More specifically, the use of RPN favors a stack structure, but if we can limit or
confine our efforts to the general purpose registers, we will benefit because the registers are more quickly accessed. Aside from the fact that some instructions are specific to certain registers, the use of the stack involves RAM memory, which has to be referenced via the stack pointer, which in term has to incremented or decremented, and this makes it quite a bit slower overall.
Another consideration with RPN is that it favors the retention and reuse of
intermediate results. You can store them somewhere temporarily, then reintroduce them when needed, which can save computational time and effort.
One example of this capability is when multiplying a number by ten by using the
shift-and-add capabilities instead. Let me describe the general principle and you can then play with it.
Begin with some integer and call it x. Copy the original x into EAX. Then copy it from EAX into a second register. Then shift EAX left two places, which
effectively multiplies your x value by four. Add the value of x from the temporary register back into EAX, so that the total is now equivalent to five times x. Then shift EAX left one more place, and your 5x will become 10x. This
will work for any integer value of x, as long as the value when multipled does not result in a register overflow. You can rearrange the shifts and adds slightly and get the same result. For instance, start with a left shift of 1 bit, save the
temporary result, shift left two more places to the left, and add in the temporary result again.
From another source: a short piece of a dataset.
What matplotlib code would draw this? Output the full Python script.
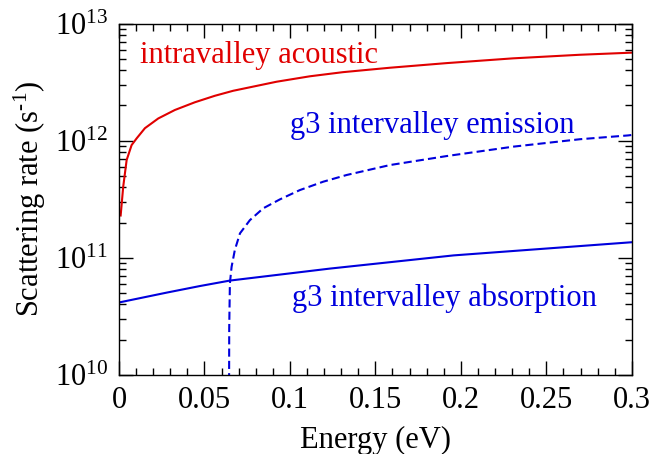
import matplotlib
matplotlib.use("Agg")
import matplotlib.pyplot as plt
from matplotlib.ticker import MultipleLocator, LogLocator, LogFormatterMathtext, NullFormatter

plt.rcParams['font.family'] = ['Liberation Serif', 'DejaVu Serif']
plt.rcParams['mathtext.fontset'] = 'custom'
plt.rcParams['mathtext.rm'] = 'Liberation Serif'
plt.rcParams['mathtext.it'] = 'Liberation Serif:italic'
plt.rcParams['mathtext.default'] = 'rm'

# intravalley acoustic
e_acou = [0.001, 0.0025, 0.0045, 0.0074, 0.0104, 0.0152, 0.023, 0.0327, 0.0444,
          0.0561, 0.0668, 0.0922, 0.1117, 0.131, 0.1585, 0.1917, 0.2304, 0.2696, 0.3]
r_acou = [2.3e11, 4.06e11, 6.84e11, 9.18e11, 1.05e12, 1.28e12, 1.55e12, 1.83e12, 2.13e12,
          2.42e12, 2.67e12, 3.19e12, 3.55e12, 3.85e12, 4.2e12, 4.6e12, 5.05e12, 5.42e12, 5.65e12]

# g3 intervalley emission (onset near 0.064 eV)
e_emi = [0.0643, 0.0645, 0.0649, 0.0659, 0.0678, 0.0708, 0.0766, 0.0844, 0.0942,
         0.1058, 0.1195, 0.1332, 0.1585, 0.1917, 0.2306, 0.2696, 0.2978, 0.3]
r_emi = [1e9, 2.5e10, 6.07e10, 8.4e10, 1.17e11, 1.62e11, 2.1e11, 2.65e11, 3.16e11,
         3.79e11, 4.47e11, 5.1e11, 6.2e11, 7.4e11, 8.9e11, 1.03e12, 1.11e12, 1.12e12]

# g3 intervalley absorption
e_abs = [0.0, 0.0279, 0.0474, 0.0649, 0.1234, 0.1958, 0.3]
r_abs = [4.16e10, 5.05e10, 5.75e10, 6.4e10, 8.1e10, 1.05e11, 1.36e11]

fig = plt.figure(figsize=(6.5, 4.54), dpi=100)
ax = fig.add_axes([0.183, 0.174, 0.789, 0.774])

red = '#e00000'
blue = '#0000dd'
ax.plot(e_acou, r_acou, color=red, lw=1.5)
ax.plot(e_emi, r_emi, color=blue, lw=1.5, dashes=(3.9, 2.0))
ax.plot(e_abs, r_abs, color=blue, lw=1.5)

ax.set_yscale('log')
ax.set_xlim(0, 0.3)
ax.set_ylim(1e10, 1e13)

ax.xaxis.set_minor_locator(MultipleLocator(0.01))
ax.set_xticks([0, 0.05, 0.1, 0.15, 0.2, 0.25, 0.3])
ax.set_xticklabels(['0', '0.05', '0.1', '0.15', '0.2', '0.25', '0.3'])
ax.yaxis.set_major_locator(LogLocator(base=10, numticks=10))
ax.yaxis.set_minor_locator(LogLocator(base=10, subs=range(2, 10), numticks=10))
ax.yaxis.set_major_formatter(LogFormatterMathtext())
ax.yaxis.set_minor_formatter(NullFormatter())

ax.tick_params(which='both', direction='in', top=True, right=True, labelsize=22, width=1)
ax.tick_params(which='major', length=10, pad=8)
ax.tick_params(which='minor', length=5)
for s in ax.spines.values():
    s.set_linewidth(1)

ax.set_xlabel('Energy (eV)', fontsize=22, labelpad=8)
ax.set_ylabel(r'Scattering rate (s$^{\text{-1}}$)', fontsize=22, labelpad=5)

ax.text(0.0123, 4.6e12, 'intravalley acoustic', color=red, fontsize=22, va='baseline')
ax.text(0.1, 1.16e12, 'g3 intervalley emission', color=blue, fontsize=22, va='baseline')
ax.text(0.101, 3.9e10, 'g3 intervalley absorption', color=blue, fontsize=22, va='baseline')

fig.savefig('out.png', dpi=100)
There you are.
Unfortunately, there is no clever method available for dividing by ten, which
would be extremely useful for convirting base 2 numbers to base 10 (decimal).
division
Yes the only way to divide a number (unless its a simple power of 2) is by
successive approximation/ This makes both CPU and FPU work very hard, taking more than 40 clocks, about 4 times longer than multiplying.
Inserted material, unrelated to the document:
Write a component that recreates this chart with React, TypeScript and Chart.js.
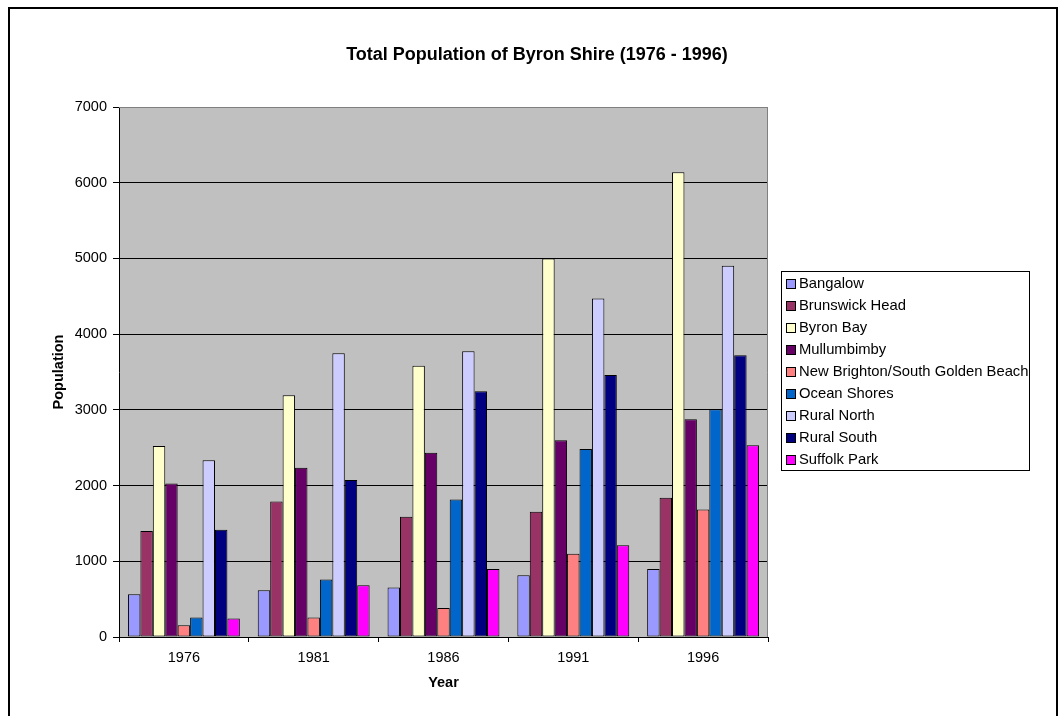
import { useEffect, useRef } from "react";
import { Chart, registerables } from "chart.js";

Chart.register(...registerables);

// Census years on the category axis
const years = ["1976", "1981", "1986", "1991", "1996"];

// Population of each locality per census year
const bangalow = [565, 618, 653, 816, 899];
const brunswickHead = [1400, 1790, 1587, 1653, 1839];
const byronBay = [2522, 3193, 3581, 5000, 6138];
const mullumbimby = [2029, 2235, 2434, 2598, 2876];
const newBrighton = [155, 257, 384, 1098, 1685];
const oceanShores = [257, 760, 1817, 2483, 3008];
const ruralNorth = [2333, 3748, 3775, 4471, 4903];
const ruralSouth = [1415, 2073, 3246, 3462, 3722];
const suffolkPark = [243, 684, 899, 1213, 2532];

const seriesNames = [
  "Bangalow",
  "Brunswick Head",
  "Byron Bay",
  "Mullumbimby",
  "New Brighton/South Golden Beach",
  "Ocean Shores",
  "Rural North",
  "Rural South",
  "Suffolk Park",
];
const seriesValues = [
  bangalow,
  brunswickHead,
  byronBay,
  mullumbimby,
  newBrighton,
  oceanShores,
  ruralNorth,
  ruralSouth,
  suffolkPark,
];
const seriesColors = [
  "#9999FF",
  "#993366",
  "#FFFFCC",
  "#660066",
  "#FF8080",
  "#0066CC",
  "#CCCCFF",
  "#000080",
  "#FF00FF",
];

// Value axis range
const yMin = 0;
const yMax = 7000;
const yStep = 1000;

const chartTitle = "Total Population of Byron Shire (1976 - 1996)";
const xTitle = "Year";
const yTitle = "Population";

const FONT = "'Liberation Sans', Arial, Helvetica, sans-serif";

// Page frame, grey plot background and plot border
const framePlugin = {
  id: "frame",
  beforeDraw(chart: any) {
    const { ctx, chartArea: a } = chart;
    ctx.save();
    ctx.fillStyle = "#ffffff";
    ctx.fillRect(0, 0, chart.width, chart.height);
    ctx.fillStyle = "#C0C0C0";
    ctx.fillRect(a.left, a.top, a.right - a.left, a.bottom - a.top);
    ctx.strokeStyle = "#000000";
    ctx.lineWidth = 2;
    ctx.strokeRect(9, 8, 1048, 760);
    ctx.restore();
  },
  beforeDatasetsDraw(chart: any) {
    const { ctx, chartArea: a } = chart;
    ctx.save();
    ctx.strokeStyle = "#808080";
    ctx.lineWidth = 1;
    ctx.beginPath();
    ctx.moveTo(a.left, Math.round(a.top) + 0.5);
    ctx.lineTo(Math.round(a.right) - 0.5, Math.round(a.top) + 0.5);
    ctx.lineTo(Math.round(a.right) - 0.5, a.bottom);
    ctx.stroke();
    ctx.restore();
  },
};

// Chart heading
const titlePlugin = {
  id: "heading",
  afterDraw(chart: any) {
    const { ctx } = chart;
    ctx.save();
    ctx.fillStyle = "#000000";
    ctx.font = `bold 18px ${FONT}`;
    ctx.textAlign = "center";
    ctx.textBaseline = "alphabetic";
    ctx.fillText(chartTitle, 537, 60);
    ctx.restore();
  },
};

// Boxed legend on the right
const legendPlugin = {
  id: "boxLegend",
  afterDraw(chart: any) {
    const { ctx } = chart;
    const x0 = 781;
    const y0 = 271;
    const w = 248;
    const h = 199;
    ctx.save();
    ctx.fillStyle = "#ffffff";
    ctx.fillRect(x0, y0, w, h);
    ctx.strokeStyle = "#000000";
    ctx.lineWidth = 1;
    ctx.strokeRect(x0 + 0.5, y0 + 0.5, w, h);
    ctx.font = `14.8px ${FONT}`;
    ctx.textAlign = "left";
    ctx.textBaseline = "middle";
    chart.data.datasets.forEach((ds: any, i: number) => {
      const cy = 284 + i * 22;
      const top = Math.round(cy - 5);
      ctx.fillStyle = ds.backgroundColor;
      ctx.fillRect(786, top, 10, 10);
      ctx.strokeStyle = "#000000";
      ctx.strokeRect(786.5, top + 0.5, 9, 9);
      ctx.fillStyle = "#000000";
      ctx.fillText(ds.label, 799, cy);
    });
    ctx.restore();
  },
};

export default function App() {
  const canvasRef = useRef<HTMLCanvasElement>(null);

  useEffect(() => {
    if (!canvasRef.current) return;
    const chart = new Chart(canvasRef.current, {
      type: "bar",
      data: {
        labels: years,
        datasets: seriesNames.map((name, i) => ({
          label: name,
          data: seriesValues[i],
          backgroundColor: seriesColors[i],
          borderColor: "#000000",
          borderWidth: 1,
          borderSkipped: false,
          categoryPercentage: 0.862,
          barPercentage: 1.0,
        })),
      },
      options: {
        responsive: false,
        maintainAspectRatio: false,
        animation: false,
        devicePixelRatio: 1,
        layout: {
          padding: { left: 10, top: 107, right: 292, bottom: 0 },
        },
        plugins: {
          legend: { display: false },
          tooltip: { enabled: false },
          title: { display: false },
        },
        scales: {
          x: {
            offset: true,
            afterFit(scale: any) {
              scale.height = 79;
            },
            grid: {
              display: true,
              drawOnChartArea: false,
              drawTicks: true,
              tickLength: 5,
              tickColor: "#000000",
              color: "#000000",
            },
            border: { display: true, color: "#000000", width: 1 },
            ticks: {
              color: "#000000",
              font: { family: FONT, size: 14.5 },
              padding: 7,
              maxRotation: 0,
            },
            title: {
              display: true,
              text: xTitle,
              color: "#000000",
              font: { family: FONT, size: 14.5, weight: "bold" },
              padding: { top: 0, bottom: 24 },
            },
          },
          y: {
            min: yMin,
            max: yMax,
            afterFit(scale: any) {
              scale.width = 109;
            },
            grid: {
              color: (c: any) => (c.tick && c.tick.value === yMax ? "#808080" : "#000000"),
              tickColor: "#000000",
              tickLength: 6,
              lineWidth: 1,
            },
            border: { display: true, color: "#000000", width: 1 },
            ticks: {
              stepSize: yStep,
              color: "#000000",
              font: { family: FONT, size: 14.5 },
              padding: 6,
              callback: (v: any) => String(v),
            },
            title: {
              display: true,
              text: yTitle,
              color: "#000000",
              font: { family: FONT, size: 14.5, weight: "bold" },
              padding: { top: 40, bottom: 0 },
            },
          },
        },
      },
      plugins: [framePlugin, titlePlugin, legendPlugin],
    });
    return () => chart.destroy();
  }, []);

  return (
    <div
      style={{
        position: "fixed",
        left: 0,
        top: 0,
        width: 1060,
        height: 716,
        background: "#ffffff",
      }}
    >
      <canvas
        ref={canvasRef}
        width={1060}
        height={716}
        style={{ display: "block", width: 1060, height: 716 }}
      />
    </div>
  );
}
So whenever possible replace dividing factors with multiplying factors eg:
a*001 instead of a/1000.
multiplying EAX by ten
! shl eax,1
! mov ecx,eax
! shl eax,2
! add eax,ecx
This takes 4 clocks on the CPU instead of 10 using MUL, however floating point multiplications on the FPU are about 3 clocks!
RPN notation
A SHL DUP SHL SHL +
pretending that the EAX and ECX registers are part of a stack.
PS: the new Intel chips do things on half clocks so take my figures as being relative.
While the FPU is highly optimized, there is still a time penalty for conversion of numbers to floating point form and back. Since the PB compilers are optimized for
use with Longs (and will generally revert to floating point form for other numeric
types), your best bet for fastest code is to attempt to use Longs wherever possible.